Farris also said that the HSLDA regretted granted Vision Forum Ministries online advertising space "to promote its products and ideas. We were wrong to do so."

In regards to Gothard's teachings concerning women and family, Farris called them unbalanced and legalistic, writing: "In this sense, legalism occurs when someone elevates his personal view about wise conduct to a level where it is claimed that this person's own opinions are God's universal commands."

However, Farris acknowledged that families should form their own opinions: "It is not sinful to hold a very conservative view of gender roles or child rearing. If people believe such ideas are wise, then our legal system should protect their choices, provided those choices do not result in abuse."

World Magazine reports that HSLDA and Farris have faced particular pressure to respond to Phillips and Gothard in the past year from some former homeschooled students who have claimed they were abused in various ways by their parents. Patrick Henry College has also been criticized for its failure to address sexual abuse issues on campus.

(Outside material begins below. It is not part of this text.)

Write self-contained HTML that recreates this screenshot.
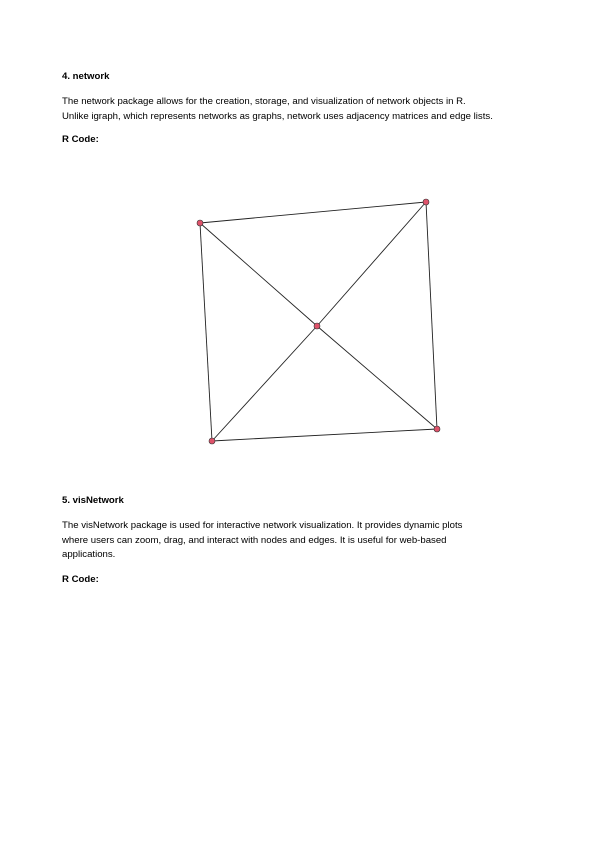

"What has changed our minds are the stories we are now hearing of families, children, women, and even fathers who have been harmed by these philosophies," Farris wrote. "While these stories represent a small minority of homeschoolers, we can see a discernible pattern of harm, and it must be addressed."

In concluding the statement, Farris and HSLDA President J. Michael Smith said that their organization would continue to defend homeschool families regardless of their views concerning patriarchy: "We serve all homeschooling families-regardless of their religious or cultural views."